One particularly interesting area of publishing that smaller colleges are excelling in is publishing student work, an activity that aligns well with the growth of undergraduate research opportunities on campuses and a demand for more experiential learning. Another, more conventional area, lies in mining the archives and special collections to produce books and catalogs. Some relatively small colleges are being even more ambitious, such as Amherst College, where a full-scale Open Access digital monograph press is being constructed.

JS: Small colleges play an important role in the field. Drivers for offering publishing services are often the same—to support the evolving research and scholarly needs of students and faculty—but the human, technology, and service model infrastructures they’re based on may be quite different.

LJ: How new is this trend? Are there previous studies to compare the 2012 data to?

CW: There were a couple of important studies about five years ago by Karla Hahn for ARL and Raym Crow for SPARC. They primarily focused more narrowly on research libraries, and found a lot of planning under way but few well-developed programs. What’s changed now is that the programs have started to produce product and are finding enthusiastic support on campuses from faculty, staff, and students. They are also looking at the usage data coming out of repositories that have been repurposed as publishing platforms and tend to be startled by the high number of downloads and the broad international spread of use. At Purdue, for example, we are seeing usage of Purdue e-Pubs, our institutional repository platform, increasing at the rate of 1 million new downloads every six months, and 70 percent of the usage is of original, not previously-published content. Publishing also aligns much better than it did with other library scholarly communication services, such as managing research data.

LJ: The Strategies for Success project found that 90 percent of library presses are seeking to promote change. What change are they seeking?

CW:  Many library publishing programs were founded 5 to 10 years ago with a lot of rhetoric about transforming the scholarly communication environment through Open Access strategies. But most library publishers now recognize that this kind of transformation needs to happen at a broader, cross-institutional level, and cannot be achieved at a single institution. What they have found, however, as they have been working on publishing, is that there is substantial demand for a different sort of digital publishing service on campus; one that is complementary to rather than competitive with more traditional publishers. So enabling the next generation of digital scholarship is now, I think, the most motivating rationale for library publishers.

JS: We do support open access, of course, and we seek to raise awareness of author rights, and to promote new and experimental approaches to the creation, communication, and dissemination of digital scholarship. We recognize the growing need for innovative publishing strategies for emerging forms of scholarly communication. At Virginia Tech, for example, we offer an open access publishing fund and publish open access journals and open conference proceedings. We also partner on digital humanities projects, assisting individual faculty members on coding and hosting projects whenever possible. As with any library service, you should be aware of evolving user needs and respond to them in a way that is economically viable for all involved and aligns with your organizational mission and local research environments.

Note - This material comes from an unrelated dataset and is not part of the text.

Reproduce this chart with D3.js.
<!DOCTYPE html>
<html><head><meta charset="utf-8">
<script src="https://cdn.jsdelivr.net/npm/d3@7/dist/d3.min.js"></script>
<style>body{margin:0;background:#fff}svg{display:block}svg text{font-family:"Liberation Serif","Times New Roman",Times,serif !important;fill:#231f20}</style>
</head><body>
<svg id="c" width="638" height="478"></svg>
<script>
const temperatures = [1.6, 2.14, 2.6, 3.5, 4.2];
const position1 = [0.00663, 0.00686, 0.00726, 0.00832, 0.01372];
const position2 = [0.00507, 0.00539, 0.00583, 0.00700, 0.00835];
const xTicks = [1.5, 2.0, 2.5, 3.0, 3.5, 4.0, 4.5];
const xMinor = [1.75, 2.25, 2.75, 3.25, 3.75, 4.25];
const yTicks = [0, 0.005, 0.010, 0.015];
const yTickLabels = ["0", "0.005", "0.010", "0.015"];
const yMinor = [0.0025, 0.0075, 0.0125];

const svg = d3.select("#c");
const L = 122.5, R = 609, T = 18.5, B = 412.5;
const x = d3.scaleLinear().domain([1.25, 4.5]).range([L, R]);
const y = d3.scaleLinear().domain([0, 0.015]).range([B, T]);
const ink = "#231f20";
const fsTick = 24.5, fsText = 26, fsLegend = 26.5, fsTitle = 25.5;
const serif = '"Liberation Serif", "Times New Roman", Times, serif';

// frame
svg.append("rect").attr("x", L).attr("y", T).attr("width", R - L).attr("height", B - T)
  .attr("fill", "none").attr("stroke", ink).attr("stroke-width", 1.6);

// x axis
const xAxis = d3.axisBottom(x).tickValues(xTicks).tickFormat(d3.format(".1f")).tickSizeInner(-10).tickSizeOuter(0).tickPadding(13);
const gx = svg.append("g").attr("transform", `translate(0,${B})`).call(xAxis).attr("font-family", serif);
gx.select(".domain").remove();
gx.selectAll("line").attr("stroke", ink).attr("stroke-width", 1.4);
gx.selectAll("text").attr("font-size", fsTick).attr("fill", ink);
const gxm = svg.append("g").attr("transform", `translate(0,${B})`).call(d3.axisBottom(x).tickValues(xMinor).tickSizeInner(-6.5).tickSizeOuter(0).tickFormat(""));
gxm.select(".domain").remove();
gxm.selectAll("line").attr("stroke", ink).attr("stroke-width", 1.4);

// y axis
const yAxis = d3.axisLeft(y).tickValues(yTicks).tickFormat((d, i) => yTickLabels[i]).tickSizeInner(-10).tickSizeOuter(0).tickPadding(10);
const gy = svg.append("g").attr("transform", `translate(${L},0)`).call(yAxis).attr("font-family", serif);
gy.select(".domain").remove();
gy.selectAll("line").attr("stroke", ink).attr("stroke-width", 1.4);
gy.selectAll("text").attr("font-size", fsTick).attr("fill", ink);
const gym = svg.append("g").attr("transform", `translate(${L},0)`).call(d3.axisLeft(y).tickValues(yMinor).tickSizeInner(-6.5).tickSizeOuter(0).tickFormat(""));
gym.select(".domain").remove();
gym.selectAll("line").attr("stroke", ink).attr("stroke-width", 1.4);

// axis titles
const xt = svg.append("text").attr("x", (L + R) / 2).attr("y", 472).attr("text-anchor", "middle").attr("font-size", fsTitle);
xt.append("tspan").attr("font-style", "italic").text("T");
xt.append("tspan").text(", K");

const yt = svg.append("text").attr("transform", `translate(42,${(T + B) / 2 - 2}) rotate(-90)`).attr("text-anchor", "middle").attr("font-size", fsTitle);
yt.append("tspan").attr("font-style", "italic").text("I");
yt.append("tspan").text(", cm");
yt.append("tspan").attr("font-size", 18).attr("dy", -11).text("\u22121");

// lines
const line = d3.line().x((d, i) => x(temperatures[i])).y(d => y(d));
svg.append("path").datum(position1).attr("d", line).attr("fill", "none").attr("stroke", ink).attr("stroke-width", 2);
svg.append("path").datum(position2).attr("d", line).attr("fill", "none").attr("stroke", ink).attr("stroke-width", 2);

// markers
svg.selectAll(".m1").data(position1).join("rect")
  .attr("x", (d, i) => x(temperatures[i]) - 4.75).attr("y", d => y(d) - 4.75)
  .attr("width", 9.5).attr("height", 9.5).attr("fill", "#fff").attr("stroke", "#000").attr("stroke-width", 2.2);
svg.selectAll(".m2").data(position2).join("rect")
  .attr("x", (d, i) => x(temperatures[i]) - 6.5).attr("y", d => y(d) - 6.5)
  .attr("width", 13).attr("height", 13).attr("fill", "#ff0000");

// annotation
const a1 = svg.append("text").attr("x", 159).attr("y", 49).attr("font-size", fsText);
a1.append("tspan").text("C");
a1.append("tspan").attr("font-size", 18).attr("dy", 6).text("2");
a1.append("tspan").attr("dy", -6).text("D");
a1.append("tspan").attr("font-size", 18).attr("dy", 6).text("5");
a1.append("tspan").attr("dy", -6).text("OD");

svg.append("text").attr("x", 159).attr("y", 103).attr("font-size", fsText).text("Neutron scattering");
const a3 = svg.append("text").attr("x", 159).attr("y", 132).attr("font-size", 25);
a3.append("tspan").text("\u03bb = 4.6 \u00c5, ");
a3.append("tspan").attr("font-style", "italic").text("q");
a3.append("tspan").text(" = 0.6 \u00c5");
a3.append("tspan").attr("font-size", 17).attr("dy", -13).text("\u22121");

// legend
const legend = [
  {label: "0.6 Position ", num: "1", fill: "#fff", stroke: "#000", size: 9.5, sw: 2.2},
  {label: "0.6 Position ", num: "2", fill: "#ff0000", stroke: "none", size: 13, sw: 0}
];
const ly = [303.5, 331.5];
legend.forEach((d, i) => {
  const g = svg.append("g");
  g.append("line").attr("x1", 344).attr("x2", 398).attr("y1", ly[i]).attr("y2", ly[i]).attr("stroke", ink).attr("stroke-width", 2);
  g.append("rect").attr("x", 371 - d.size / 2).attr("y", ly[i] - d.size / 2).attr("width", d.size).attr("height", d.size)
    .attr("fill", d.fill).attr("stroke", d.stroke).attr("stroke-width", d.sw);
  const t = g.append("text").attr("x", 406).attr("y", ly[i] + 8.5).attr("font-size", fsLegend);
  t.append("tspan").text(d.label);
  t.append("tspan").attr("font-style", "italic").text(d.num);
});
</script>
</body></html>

LJ: What sort of external partners are library presses collaborating with? How many are pure library efforts, with no collaborations?

CW: Out of the 2,500 or so four year colleges in the US there are only 100 university presses, so the majority of libraries don’t have the opportunity to partner with a university press. Even those that do sometimes have trouble creating a partnership, because many university presses serve a system, whereas libraries tend to be based on a particular campus. Where library/university press partnerships are possible, the results have the potential to be very exciting, as long as there is mutual respect between these two groups of information professionals and some of the issues around different business models can be overcome. It is difficult to quantify numbers, but slightly fewer than half of the library publishers who responded to the Library Publishing Services survey had a university press available to partner with. Of those that do partner, most are on the same campus (as at Purdue, Michigan, Penn State, Utah State, Wayne State, and Syracuse) but there are a few who partner on disciplinary projects across campuses, such as Duke University Press and Cornell Libraries over Project Euclid. A large university press that has recently moved into a strong partnership with the library is Indiana University Press. There is a lot of excitement within the scholarly publishing community to see what will come of that.

As both the Director of a University Press and a Head of Scholarly Publishing Services at a library, I am particularly aware of the synergies that can exist between libraries and university presses who share the same campus. I understand that some university press directors view the Library Publishing Coalition project with some wariness, but I think their concern is misplaced, because the type of informal publishing most libraries are interested is complementary, not competitive, to the university press model.

Incidentally, a major opportunity I see going forward is the potential for libraries, perhaps through their publishing arms, to collaborate with scholarly societies over the management of research data in particular disciplines. Relatively few examples exist of partnerships between libraries and scholarly society publishers, but there are some great opportunities in this area.

JS: Identifying collaborators and opportunities for collaboration in library publishing can be challenging propositions. We hope the Library Publishing Coalition enables the development of a robust network of mission-similar publishers, and results in deeper collaborations among library publishers, and between library publishers and external partners.

LJ: Has the prospect of collaborating with LIS school(s) to create an advanced certificate in library publishing panned out, and if so, can you tell me which schools yet?

CW: It’s still too early to announce anything, but there are obvious candidates for partnership among LIS and iSchools. One exciting opportunity that developing certification in collaboration with LPC offers is that there would be a multitude of opportunities for internships all over North America, so there could be a great combination of theory and practice.

JS: During this project period, we hope to make significant progress towards building a strong foundation for partnerships between the Library Publishing Coalition and LIS schools.

LJ: Have the contributions of members covered the LPCs estimated expenses, or does the coalition anticipate having to seek grants or other funds (and if so, from where)?

CW: For the two year project period, the contributions have covered estimated expenses of building the organization, but this is a field with so much potential that there will undoubtedly be additional projects needing support, and it is hoped that funders will also see the opportunities for advancing digital scholarship that library publishers offer.

JS: Yes, contributions from members combined with seed funding from Educopia have helped to cover the costs of the two-year project period.